## What needs to be done
Everything from the first line of the data below through the line that contains "fig = plt.figure(figsize=(10.64, 7.4), dpi=100)" should be written out exactly, please, and nothing more; the pictures stay out.
--- Supplied information ---
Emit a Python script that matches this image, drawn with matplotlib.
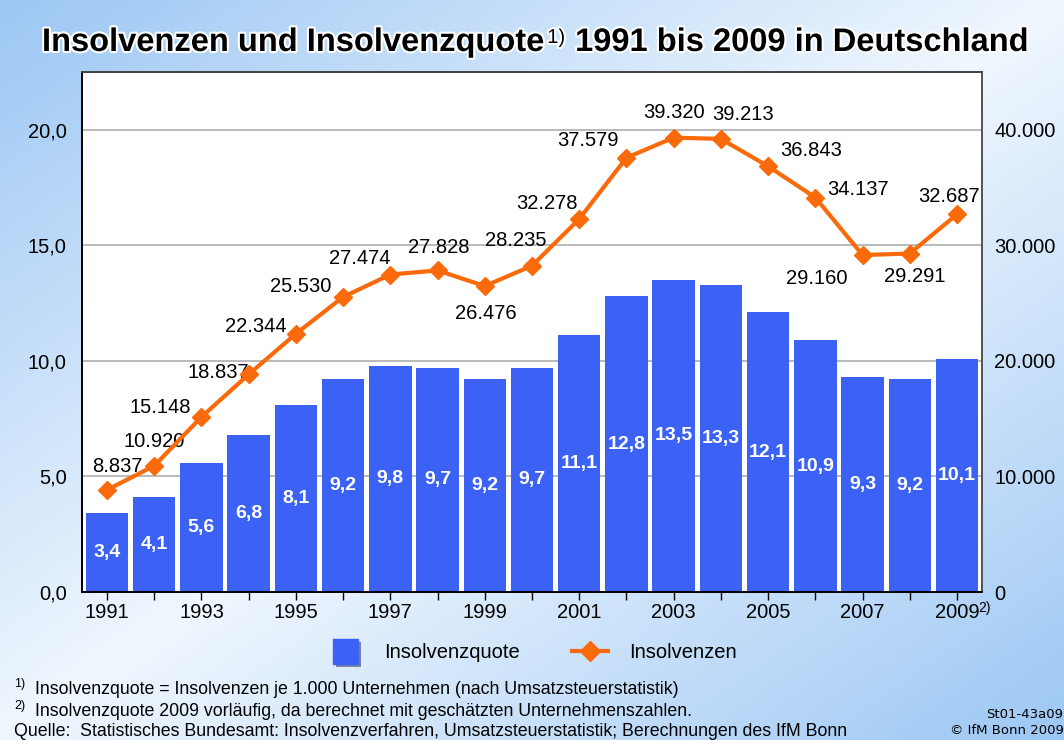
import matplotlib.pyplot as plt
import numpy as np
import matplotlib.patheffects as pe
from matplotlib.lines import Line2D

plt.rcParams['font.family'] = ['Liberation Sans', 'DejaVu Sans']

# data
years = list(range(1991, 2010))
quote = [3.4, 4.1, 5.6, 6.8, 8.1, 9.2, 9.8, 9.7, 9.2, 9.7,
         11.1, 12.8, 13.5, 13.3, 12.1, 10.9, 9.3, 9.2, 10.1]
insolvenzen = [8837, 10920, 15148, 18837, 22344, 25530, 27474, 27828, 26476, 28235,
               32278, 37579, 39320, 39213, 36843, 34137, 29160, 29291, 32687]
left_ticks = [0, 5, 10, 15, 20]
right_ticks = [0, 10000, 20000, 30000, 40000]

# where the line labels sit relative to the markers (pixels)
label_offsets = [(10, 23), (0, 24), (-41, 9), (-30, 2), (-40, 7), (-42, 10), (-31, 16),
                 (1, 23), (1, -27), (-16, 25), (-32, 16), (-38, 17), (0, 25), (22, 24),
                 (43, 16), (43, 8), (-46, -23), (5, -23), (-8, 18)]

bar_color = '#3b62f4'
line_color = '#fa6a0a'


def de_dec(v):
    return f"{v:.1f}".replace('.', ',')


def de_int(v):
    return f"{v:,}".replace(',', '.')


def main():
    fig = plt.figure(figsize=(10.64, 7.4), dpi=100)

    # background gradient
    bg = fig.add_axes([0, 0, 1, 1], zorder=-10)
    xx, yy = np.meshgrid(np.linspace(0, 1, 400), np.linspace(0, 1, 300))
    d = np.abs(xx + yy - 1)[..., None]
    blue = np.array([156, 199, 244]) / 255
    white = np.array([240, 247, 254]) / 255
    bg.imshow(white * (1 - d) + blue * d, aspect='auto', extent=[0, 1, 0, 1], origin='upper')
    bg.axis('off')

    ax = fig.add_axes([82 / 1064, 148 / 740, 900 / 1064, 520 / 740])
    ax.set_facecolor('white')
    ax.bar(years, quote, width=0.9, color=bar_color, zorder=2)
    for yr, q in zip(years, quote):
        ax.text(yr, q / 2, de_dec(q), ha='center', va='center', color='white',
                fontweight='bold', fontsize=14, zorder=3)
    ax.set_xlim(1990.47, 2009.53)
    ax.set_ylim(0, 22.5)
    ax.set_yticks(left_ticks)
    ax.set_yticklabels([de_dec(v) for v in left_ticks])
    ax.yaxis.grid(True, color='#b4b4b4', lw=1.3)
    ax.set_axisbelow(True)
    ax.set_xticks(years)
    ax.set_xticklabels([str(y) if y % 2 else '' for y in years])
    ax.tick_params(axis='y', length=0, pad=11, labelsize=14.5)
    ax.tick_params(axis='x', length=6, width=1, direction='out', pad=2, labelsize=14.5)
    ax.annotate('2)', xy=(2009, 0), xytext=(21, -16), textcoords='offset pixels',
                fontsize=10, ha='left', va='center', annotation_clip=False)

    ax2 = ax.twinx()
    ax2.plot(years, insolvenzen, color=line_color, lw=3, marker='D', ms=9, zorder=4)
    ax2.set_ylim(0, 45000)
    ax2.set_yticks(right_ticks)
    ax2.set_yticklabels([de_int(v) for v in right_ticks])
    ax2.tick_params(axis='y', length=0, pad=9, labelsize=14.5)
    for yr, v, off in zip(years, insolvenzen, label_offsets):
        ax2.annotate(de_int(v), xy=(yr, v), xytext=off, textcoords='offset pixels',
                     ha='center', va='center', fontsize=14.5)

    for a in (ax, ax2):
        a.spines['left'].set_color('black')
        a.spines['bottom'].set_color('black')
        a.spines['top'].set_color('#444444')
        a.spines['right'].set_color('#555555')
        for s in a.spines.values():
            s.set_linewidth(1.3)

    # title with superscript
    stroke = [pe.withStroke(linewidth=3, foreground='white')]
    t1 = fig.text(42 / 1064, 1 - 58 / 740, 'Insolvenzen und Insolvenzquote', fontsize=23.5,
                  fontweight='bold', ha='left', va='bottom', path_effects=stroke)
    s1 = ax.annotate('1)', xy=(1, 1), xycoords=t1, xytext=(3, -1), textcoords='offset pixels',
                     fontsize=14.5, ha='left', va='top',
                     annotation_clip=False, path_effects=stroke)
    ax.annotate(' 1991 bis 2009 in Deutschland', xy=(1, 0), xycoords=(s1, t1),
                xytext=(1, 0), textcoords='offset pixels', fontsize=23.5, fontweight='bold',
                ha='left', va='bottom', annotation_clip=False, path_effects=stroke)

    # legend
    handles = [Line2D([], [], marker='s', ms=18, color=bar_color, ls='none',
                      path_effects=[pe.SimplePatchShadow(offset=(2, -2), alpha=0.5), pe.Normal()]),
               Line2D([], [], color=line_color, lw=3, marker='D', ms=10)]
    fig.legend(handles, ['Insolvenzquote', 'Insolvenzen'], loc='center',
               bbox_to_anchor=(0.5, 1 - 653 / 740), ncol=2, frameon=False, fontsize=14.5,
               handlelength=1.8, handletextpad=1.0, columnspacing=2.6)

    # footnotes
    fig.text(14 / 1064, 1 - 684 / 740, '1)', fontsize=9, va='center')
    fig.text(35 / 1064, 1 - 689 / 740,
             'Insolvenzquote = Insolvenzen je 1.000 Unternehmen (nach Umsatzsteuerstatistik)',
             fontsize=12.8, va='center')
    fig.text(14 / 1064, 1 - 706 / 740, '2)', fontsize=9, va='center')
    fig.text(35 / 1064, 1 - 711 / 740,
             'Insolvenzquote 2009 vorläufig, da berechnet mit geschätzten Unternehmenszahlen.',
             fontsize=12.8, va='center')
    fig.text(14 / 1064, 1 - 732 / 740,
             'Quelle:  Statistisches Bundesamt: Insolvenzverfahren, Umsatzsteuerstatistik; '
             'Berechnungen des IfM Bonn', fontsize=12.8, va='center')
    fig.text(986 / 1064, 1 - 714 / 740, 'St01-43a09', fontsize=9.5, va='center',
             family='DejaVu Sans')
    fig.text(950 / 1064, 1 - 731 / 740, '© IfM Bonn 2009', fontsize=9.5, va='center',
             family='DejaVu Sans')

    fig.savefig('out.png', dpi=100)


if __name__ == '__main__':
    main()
---
## Completed task
Emit a Python script that matches this image, drawn with matplotlib.
import matplotlib.pyplot as plt
import numpy as np
import matplotlib.patheffects as pe
from matplotlib.lines import Line2D

plt.rcParams['font.family'] = ['Liberation Sans', 'DejaVu Sans']

# data
years = list(range(1991, 2010))
quote = [3.4, 4.1, 5.6, 6.8, 8.1, 9.2, 9.8, 9.7, 9.2, 9.7,
         11.1, 12.8, 13.5, 13.3, 12.1, 10.9, 9.3, 9.2, 10.1]
insolvenzen = [8837, 10920, 15148, 18837, 22344, 25530, 27474, 27828, 26476, 28235,
               32278, 37579, 39320, 39213, 36843, 34137, 29160, 29291, 32687]
left_ticks = [0, 5, 10, 15, 20]
right_ticks = [0, 10000, 20000, 30000, 40000]

# where the line labels sit relative to the markers (pixels)
label_offsets = [(10, 23), (0, 24), (-41, 9), (-30, 2), (-40, 7), (-42, 10), (-31, 16),
                 (1, 23), (1, -27), (-16, 25), (-32, 16), (-38, 17), (0, 25), (22, 24),
                 (43, 16), (43, 8), (-46, -23), (5, -23), (-8, 18)]

bar_color = '#3b62f4'
line_color = '#fa6a0a'


def de_dec(v):
    return f"{v:.1f}".replace('.', ',')


def de_int(v):
    return f"{v:,}".replace(',', '.')


def main():
    fig = plt.figure(figsize=(10.64, 7.4), dpi=100)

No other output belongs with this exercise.